Cette question de la confidentialité d’une invention si conséquente entraîne des polémiques. « L’armée française a-t-elle -écrit ‘‘Paris’’- le droit de divulguer un secret qui lui appartient ? Nous ne le pensons pas…La France d’abord. » ‘‘Le Matin’’ est d’un avis différend : « Une découverte de cette importance, appelée à révolutionner l’art de la locomotion, révolution dont les conséquences sociales et internationales sont incalculables, ne saurait d’ailleurs, de notre temps, rester longtemps cachée. »

L’année 1885 est celle du décès de Dupuy de Lôme ; le grand créateur de navires avait dit : le jour où l’on aura réglé la question du ballon dirigeable, le problème du submersible sera en voie de solution. La Marine ne tarde pas à faire appel à Krebs et lui demande de collaborer au projet d’un sous-marin efficace. Il sera chargé de la propulsion et de nombreuses autres choses. Le moteur électrique système Krebs de plus de 50 CV prendra place à l’arrière de l’engin, ajusté à l’intérieur de la coque ; totale innovation.
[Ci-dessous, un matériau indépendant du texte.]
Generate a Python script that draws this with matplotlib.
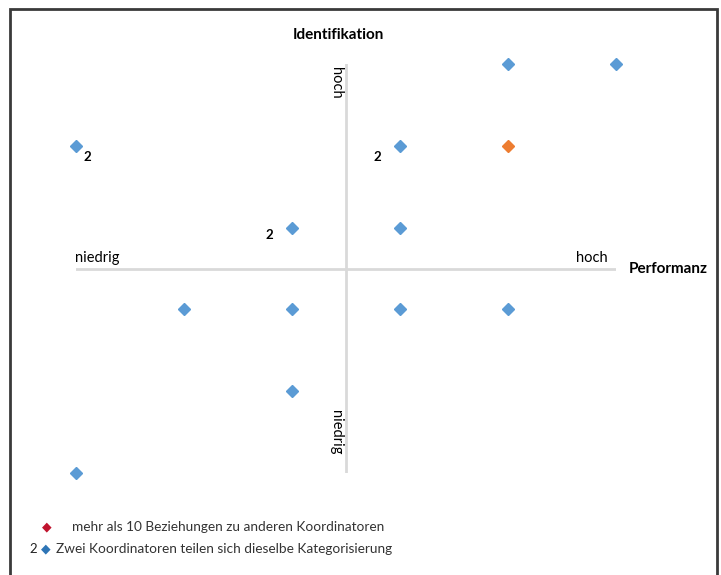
import matplotlib
matplotlib.use("Agg")
from matplotlib import pyplot as plt
from matplotlib.patches import Rectangle

# coordinators placed on the performance / identification grid
performanz = [1.5, 2.5, -2.5, 0.5, -0.5, 0.5, -1.5, -0.5, 0.5, 1.5, -0.5, -2.5]
identifikation = [2.5, 2.5, 1.5, 1.5, 0.5, 0.5, -0.5, -0.5, -0.5, -0.5, -1.5, -2.5]
# coordinator with more than 10 relations (highlighted)
hl_performanz = [1.5]
hl_identifikation = [1.5]
# points where two coordinators share the same position
dup_x = [-2.5, 0.5, -0.5]
dup_y = [1.5, 1.5, 0.5]
dup_off = [(8, -8), (-16, -8), (-16, -5)]

blue = '#5B9BD5'
orange = '#ED7D31'
red = '#C0142E'

plt.rcParams['font.family'] = ['Lato', 'DejaVu Sans']
fig = plt.figure(figsize=(7.21, 5.75), dpi=100)
fig.patches.append(Rectangle((10 / 721, -0.01), 707 / 721, 1 - 9 / 575 + 0.01,
                             transform=fig.transFigure, fill=False,
                             edgecolor='#3a3a3a', linewidth=2))

ax = fig.add_axes([76 / 721, 1 - 473 / 575, 540 / 721, 409 / 575])
ax.set_xlim(-2.5, 2.5)
ax.set_ylim(-2.5, 2.5)
ax.axis('off')

ax.axhline(0, color='#d9d9d9', lw=2, zorder=1)
ax.axvline(0, color='#d9d9d9', lw=2, zorder=1)

ax.plot(performanz, identifikation, 'D', color=blue, ms=6.5, clip_on=False, zorder=3)
ax.plot(hl_performanz, hl_identifikation, 'D', color=orange, ms=6.5, clip_on=False, zorder=3)

for x, y, off in zip(dup_x, dup_y, dup_off):
    ax.annotate('2', (x, y), xytext=off, textcoords='offset points',
                ha='center', va='center', fontsize=9.5, fontweight='bold')

ax.text(-0.07, 2.86, 'Identifikation', ha='center', va='center',
        fontsize=11, fontweight='bold')
ax.text(-0.09, 2.27, 'hoch', rotation=-90, ha='center', va='center', fontsize=10.5)
ax.text(-0.09, -2.0, 'niedrig', rotation=-90, ha='center', va='center', fontsize=10.5)
ax.text(-2.51, 0.04, 'niedrig', ha='left', va='bottom', fontsize=10.5)
ax.text(2.42, 0.04, 'hoch', ha='right', va='bottom', fontsize=10.5)
ax.text(2.62, -0.01, 'Performanz', ha='left', va='center', fontsize=11, fontweight='bold')

# legend at the bottom
fig.text(47 / 721, 1 - 527 / 575, '\u25c6', color=red, fontsize=9, ha='center', va='center',
         family=['DejaVu Sans'])
fig.text(72 / 721, 1 - 527 / 575, 'mehr als 10 Beziehungen zu anderen Koordinatoren',
         fontsize=9.8, color='#333333', ha='left', va='center')
fig.text(33 / 721, 1 - 549 / 575, '2', fontsize=9.5, color='#222222', ha='center', va='center')
fig.text(46 / 721, 1 - 549 / 575, '\u25c6', color='#2E75B6', fontsize=9, ha='center', va='center',
         family=['DejaVu Sans'])
fig.text(56 / 721, 1 - 549 / 575, 'Zwei Koordinatoren teilen sich dieselbe Kategorisierung',
         fontsize=9.8, color='#333333', ha='left', va='center')

fig.savefig('out.png', dpi=100)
Et voilà notre Arthur plongeant à bord du Gymnote en rade de Toulon le 17 novembre 1888 comme il avait volé au dessus de Paris à peine plus de quatre ans auparavant.

Plus tard Krebs se lance dans l’automobile et réalise sa propre voiture à une époque où personne n’en a. Directeur des usines Panhard, il invente une bonne partie de ce qui fait que nous roulons aisément, par exemple le volant de direction.

Du fait de la complexité technique qui a entraîné la spécialisation, aucun ingénieur ne pourrait aujourd’hui participer, au plus haut niveau, à des inventions aussi variées. En quelque sorte Arthur Krebs a été comme une réplique de Jules Verne : ce que l’un a imaginé, l’autre l’a fait. L’ingénieur est d’ailleurs cité dans un des romans de l’écrivain, « Robur le Conquérant ».

En 1916 Krebs prend sa retraite et s’installe pour de bon à Quimperlé où sa vie se termine le 22 mars 1935.